Giorgio parte in quarta con il blusaccio di “Giggrind”, voce graffiante, armonica impazzita,  battiti di mani e chitarra acustica sparata a macinare groove. Muddy Waters con un tocco di bianco, sembra quasi che Palermo abbia il suo Jack White. Con “Screaming Parrot” le sonorità si placano e George Harrison benedice uno dei brani tra i più riusciti del progetto, spostando improvvisamente la rotta da una simpatica cavalcata verso gli inferi ad una onirica traversata di nuvole e arcobaleni. Il Blues torna un po’ più ammorbidito con “Day of the Dead” e “Lost and Found”, arrivano anche echi a giovani e vecchi cantautori americani con le loro infinite praterie ed il vento tra i capelli (due nomi? Ryan Adams e Neil Young su tutti). C’è anche spazio per un brano in italiano dalle vedute Progressive, che da ancora più colore al suono.
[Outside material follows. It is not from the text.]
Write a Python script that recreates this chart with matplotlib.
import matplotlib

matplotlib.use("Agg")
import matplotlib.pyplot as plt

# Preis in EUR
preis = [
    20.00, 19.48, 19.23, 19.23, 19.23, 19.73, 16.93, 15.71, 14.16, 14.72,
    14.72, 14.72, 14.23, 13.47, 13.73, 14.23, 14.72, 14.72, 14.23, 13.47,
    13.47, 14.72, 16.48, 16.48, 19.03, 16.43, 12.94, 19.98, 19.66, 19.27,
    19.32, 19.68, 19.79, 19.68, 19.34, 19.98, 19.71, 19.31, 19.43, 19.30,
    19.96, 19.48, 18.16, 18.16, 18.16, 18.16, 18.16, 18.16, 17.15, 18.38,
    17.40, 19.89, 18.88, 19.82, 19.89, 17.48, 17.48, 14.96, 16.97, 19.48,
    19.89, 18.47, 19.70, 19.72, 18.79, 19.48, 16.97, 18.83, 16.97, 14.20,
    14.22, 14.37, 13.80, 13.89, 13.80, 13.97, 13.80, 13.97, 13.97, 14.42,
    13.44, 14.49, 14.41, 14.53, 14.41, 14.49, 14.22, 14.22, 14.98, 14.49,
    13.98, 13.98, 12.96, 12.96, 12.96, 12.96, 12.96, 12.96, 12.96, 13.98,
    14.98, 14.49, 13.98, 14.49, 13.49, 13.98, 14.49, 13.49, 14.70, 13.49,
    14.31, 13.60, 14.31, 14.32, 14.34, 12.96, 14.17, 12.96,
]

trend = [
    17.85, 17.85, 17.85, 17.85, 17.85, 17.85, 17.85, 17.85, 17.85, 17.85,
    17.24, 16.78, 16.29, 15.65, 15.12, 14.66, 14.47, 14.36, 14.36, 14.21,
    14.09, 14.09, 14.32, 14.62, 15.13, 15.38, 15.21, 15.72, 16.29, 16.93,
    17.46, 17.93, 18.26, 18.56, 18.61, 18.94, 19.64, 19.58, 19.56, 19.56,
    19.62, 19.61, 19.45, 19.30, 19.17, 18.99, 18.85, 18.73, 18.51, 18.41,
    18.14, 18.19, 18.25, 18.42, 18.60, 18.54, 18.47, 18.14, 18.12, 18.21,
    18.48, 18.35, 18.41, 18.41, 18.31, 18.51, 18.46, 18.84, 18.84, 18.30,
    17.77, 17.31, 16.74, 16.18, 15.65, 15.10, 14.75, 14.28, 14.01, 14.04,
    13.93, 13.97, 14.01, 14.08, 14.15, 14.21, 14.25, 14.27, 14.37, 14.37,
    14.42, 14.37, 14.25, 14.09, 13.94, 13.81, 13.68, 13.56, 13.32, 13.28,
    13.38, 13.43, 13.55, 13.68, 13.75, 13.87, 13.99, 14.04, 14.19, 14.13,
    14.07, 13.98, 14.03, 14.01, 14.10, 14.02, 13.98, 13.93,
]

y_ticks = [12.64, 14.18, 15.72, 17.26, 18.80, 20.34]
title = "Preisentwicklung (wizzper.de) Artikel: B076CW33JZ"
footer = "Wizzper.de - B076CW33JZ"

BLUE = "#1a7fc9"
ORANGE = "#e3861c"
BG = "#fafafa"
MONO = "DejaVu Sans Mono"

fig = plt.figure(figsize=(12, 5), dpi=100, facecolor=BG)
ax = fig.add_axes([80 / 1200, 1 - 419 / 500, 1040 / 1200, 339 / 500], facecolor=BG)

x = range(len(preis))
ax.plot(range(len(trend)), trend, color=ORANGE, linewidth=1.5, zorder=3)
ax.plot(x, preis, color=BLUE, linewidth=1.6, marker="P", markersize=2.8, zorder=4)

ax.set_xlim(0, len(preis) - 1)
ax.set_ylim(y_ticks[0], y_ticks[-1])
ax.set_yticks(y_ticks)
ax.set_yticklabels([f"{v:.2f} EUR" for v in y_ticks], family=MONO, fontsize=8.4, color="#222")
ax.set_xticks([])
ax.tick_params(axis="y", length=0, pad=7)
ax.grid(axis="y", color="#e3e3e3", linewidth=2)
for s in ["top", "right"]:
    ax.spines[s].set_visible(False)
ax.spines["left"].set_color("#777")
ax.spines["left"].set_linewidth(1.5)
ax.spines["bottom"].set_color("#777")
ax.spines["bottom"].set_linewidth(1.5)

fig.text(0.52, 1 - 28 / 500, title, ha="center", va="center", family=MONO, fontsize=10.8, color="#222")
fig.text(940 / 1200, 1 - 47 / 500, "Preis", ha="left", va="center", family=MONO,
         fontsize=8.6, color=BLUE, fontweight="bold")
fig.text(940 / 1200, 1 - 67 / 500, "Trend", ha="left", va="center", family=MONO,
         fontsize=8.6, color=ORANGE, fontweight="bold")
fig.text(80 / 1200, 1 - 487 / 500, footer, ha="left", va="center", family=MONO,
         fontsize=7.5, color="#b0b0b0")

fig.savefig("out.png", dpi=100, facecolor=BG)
Il pennello però rischia di uscire dalla tela, imbrattando tutto ciò che sta intorno. Le idee di “NGC 6543” sono comunque ottime con echi alla Ziggy Sturdust riuscitissimi, peccato che la canzone sia veramente fuori dal seminato. Sicuramente un pezzo spiazzante e non consono alle sonorità del disco, messo a metà scaletta e di durata nettamente superiore rispetto al resto. Scelta coraggiosa, ma priva di gran senso logico.
Le distanze sono dilatatissime nella cantilena di “Years Gone by” e nella struggente ninna nanna di “Watch the Drift as it Goes”, Furious Georgie dimostra che la musica del diavolo è nelle sua anima e la scarna produzione aiuta semplici canzoni come queste ad elevarsi nell’atmosfera. Nel finale del disco c’è spazio per altre sfumature: la divertente e spensierata “Kiwi Roll”, la furente (sebbene acustica) “Armed Peace” e per concludere la ballata “Young Lard” che strizza l’occhio alle lunghe cavalcate di Jagger e Richards.
Questo è un disco che non annoia. Eterogeneo, variopinto e estroverso. Geogie non ha di certo paura ad esporre la sua immensa e rara creatività, aiutato da una versatilità che è dimostrata non solo da questo album, ma già anche dalle miriadi di diverse collaborazioni a cui partecipa. Il palermitano esprime bene il Blues, gli ampi spazi di un Cantautorato distante, le note lunghe del Progressive e gli episodi più svarionanti del Rock inglese anni 60. Qui però la sensazione è che le grandi idee (che è inutile nasconderlo, ci sono!) siano offuscate dalla foga di mettere troppa carne al fuoco. Peccato perché con qualche pezzo in meno e con qualche melodia in più questo sarebbe stato davvero un disco grandioso. Sperando in meno impulso e più riflessioni, aspetto con ansia il secondo episodio.